On Saturday, President Donald Trump celebrated the 250th Anniversary of the U.S. Army, as well as Flag Day, with a military parade in the streets of Washington, DC. Irony abounded as left-wingers across the country staged coinciding “no king” protests against Trump while pretending to be patriots, sometimes holding American flags (some of them upside down), Constitution placards, and such. They view those patriotic implements as racist or some other horrible thing most of the time, but they evidently found them to be convenient props for Saturday’s Trump Derangement Syndrome tantrum.
“Guard against the impostures of pretended patriotism,” warned George Washington in his Farewell Address in 1796. That is still true today.
According to CBS News, “The ‘No Kings’ theme was orchestrated by the 50501 Movement, to support democracy and against what they call the authoritarian actions of the Trump administration. The name 50501 stands for 50 states, 50 protests, one movement.” The ACLU was part of the coalition effort, and it claimed that more than five million people participated in over 2,100 events nationwide.
“The flag doesn’t belong to President Trump. It belongs to us,” the “No Kings” website says. “On June 14th, we’re showing up everywhere he isn’t — to say no thrones, no crowns, no kings.”
They’re about 250 years late, but okay.
Indeed, that leads me to the other glaring irony: Countries with kings don’t allow “no kings” protests. That pesky fact undermined the entire premise of the agitators.
So does the reality that there are countless obstacles for Trump to accomplish anything. “I don’t feel like a king,” he noted. “I have to go through hell to get things approved.”
Furthermore, some of the signs the protesters held revealed their woefully inadequate public school education. “Democracy against dictators,” read one.
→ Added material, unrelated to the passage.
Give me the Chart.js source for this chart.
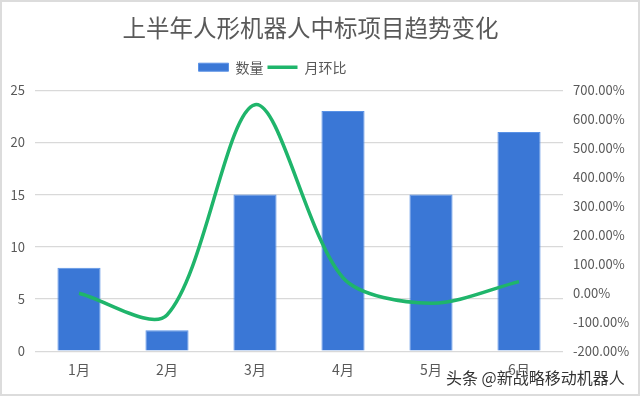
<!DOCTYPE html>
<html><head><meta charset="utf-8">
<script src="https://cdn.jsdelivr.net/npm/chart.js@4"></script>
<style>
html,body{margin:0;padding:0;background:#fff;}
#wrap{position:relative;width:636px;height:392px;border:2px solid #dcdcdc;background:#fff;}
#c{display:block;}
#wm{position:absolute;left:444px;top:363px;font:16px "Noto Sans CJK SC",sans-serif;color:#333;text-shadow:0 0 2px #fff,0 0 2px #fff;}
</style></head>
<body>
<div id="wrap"><canvas id="c" width="636" height="392"></canvas>
<div id="wm">头条 @新战略移动机器人</div></div>
<script>
const categories = ['1月','2月','3月','4月','5月','6月'];
const counts = [8, 2, 15, 23, 15, 21];
const momPct = [0, -75, 650, 53.33, -34.78, 40];
const leftTicks = [0,5,10,15,20,25];
const rightTicks = [-200,-100,0,100,200,300,400,500,600,700];

const FONT = '"Noto Sans CJK SC","Noto Sans",sans-serif';
const tweak = {
  id:'tweak',
  beforeInit(chart){
    const lg = chart.legend;
    if (lg) { const fit = lg.fit; lg.fit = function(){ fit.call(this); this.height += 6; }; }
  },
  afterLayout(chart){
    const lg = chart.legend;
    if (lg) { lg.left -= 46; lg.right -= 46; }
    const t = chart.titleBlock;
    if (t) { t.left -= 8; t.right -= 8; }
  }
};
new Chart(document.getElementById('c'), {
  data: {
    labels: categories,
    datasets: [
      { type:'line', label:'月环比', data: momPct, yAxisID:'y1', borderColor:'#1fb56b', backgroundColor:'#1fb56b',
        borderWidth:3.5, tension:0.3, pointRadius:0, pointStyle:'line', order:0 },
      { type:'bar', label:'数量', data: counts, yAxisID:'y', backgroundColor:'#3a77d6', borderColor:'#5a92e6', borderWidth:1,
        barPercentage:0.49, categoryPercentage:1, pointStyle:'rect', order:1 }
    ]
  },
  plugins:[tweak],
  options: {
    responsive:false, animation:false,
    layout:{padding:{left:0,right:3,top:0,bottom:14}},
    plugins:{
      title:{display:true, text:'上半年人形机器人中标项目趋势变化', color:'#595959', font:{family:FONT,size:23.5,weight:'normal'}, padding:{top:12,bottom:14}},
      legend:{display:true, position:'top', reverse:true,
        labels:{usePointStyle:true, pointStyleWidth:30, boxHeight:8, color:'#595959', font:{family:FONT,size:14}, padding:4}},
      tooltip:{enabled:false}
    },
    scales:{
      x:{ grid:{display:false}, border:{display:false},
        ticks:{color:'#595959', font:{family:FONT,size:14}, padding:2}},
      y:{ position:'left', min:0, max:25, afterBuildTicks:(a)=>{a.ticks=leftTicks.map(v=>({value:v}));},
        grid:{color:'#d9d9d9', lineWidth:1.2, drawTicks:false}, border:{display:false},
        ticks:{color:'#595959', font:{family:FONT,size:13}, padding:10},
        afterFit:(s)=>{s.width=33;} },
      y1:{ position:'right', min:-200, max:700, afterBuildTicks:(a)=>{a.ticks=rightTicks.map(v=>({value:v}));},
        grid:{display:false, drawTicks:false}, border:{display:false},
        ticks:{color:'#595959', font:{family:FONT,size:13}, padding:10, callback:(v)=>v.toFixed(2)+'%'},
        afterFit:(s)=>{s.width=72;} }
    }
  }
});
</script>
</body></html>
We’re a Republic with three coequal branches of government, of course, but none of these marching yahoos minded when Barack Obama and Joe Biden were governing with a phone and a pen.
“We are all immigrants,” read another. Nope. Despite the huge number of foreign-born residents of the U.S., nearly 300 million of us were born here. Many, if not most, of those come from families with decades or centuries of history here in America. At what point are you native? And why must leftists conflate the invasion of illegal aliens at the southern border with the character of their neighbors?
The protests were certainly not as violent as the anti-ICE riots in Los Angeles last week, but there was violence. In LA, police disbanded the crowd after they began throwing objects at officers. In Portland, Oregon, police declared the protest a riot and arrested several people for “criminal actions” after rioters stormed an ICE facility. In Salt Lake City, a man was accidentally shot and killed by a peacekeeping team who fired and hit another man for brandishing a rifle. Minnesota’s protests were canceled after the shocking murders of a state representative and her husband Friday night.
Now, for the contrast.
The military parade in DC was not a “vulgar display,” as California Governor Gavin Newsom insisted. A vulgar display is a pride parade; I think he’s confused. Nevertheless, Newsom argued, “It’s the kind of thing you see with Kim Jong-un, you see it with [Vladimir] Putin, you see [it] with dictators around the world that are weak and just want to demonstrate strength. Weakness masquerading as strength. To fete the dear leader on his birthday? What an embarrassment. Honestly, that’s about as small as it gets.”
On the contrary, veteran political analyst Byron York asserted, “It was a good thing to do. It wasn’t a vanity production for President Donald Trump’s birthday. It wasn’t an authoritarian flex. It wasn’t a threat to the American people.”
In fact, York called it a “dignified celebration of one of the great institutions of American life.” The first parade of military hardware since the Gulf War victory in 1991 focused on the rich history of the Army and, by extension, our nation. Sections of the parade featured soldiers in Continental Army uniforms, followed by other chapters of history, from the War Between the States to World War I and II, Korea, and Vietnam. The Trump administration certainly hopes it keeps the recruiting ball rolling.
The White House estimates the crowd was about 250,000 strong; Leftmedia outlets say it was far smaller. Given that the DC population voted more than 90% for Kamala Harris, and the surrounding counties of Maryland and Virginia aren’t much different, it’s remarkable that anything a Republican does could garner much of a crowd.
Trump spoke, of course, but despite that fact and that it was his 79th birthday, the event was not about him. It was about the Army.
“Time and again, America’s enemies have learned that if you threaten the American people, our soldiers are coming for you,” Trump said. “Your defeat will be certain. Your demise will be final, and your downfall will be total and complete — because our soldiers never give up, never surrender, and never ever quit. They fight, fight, fight, and they win, win, win.”
Against the backdrop of relentless left-wing discontent, it’s comforting to know that millions of Patriots will never quit, either.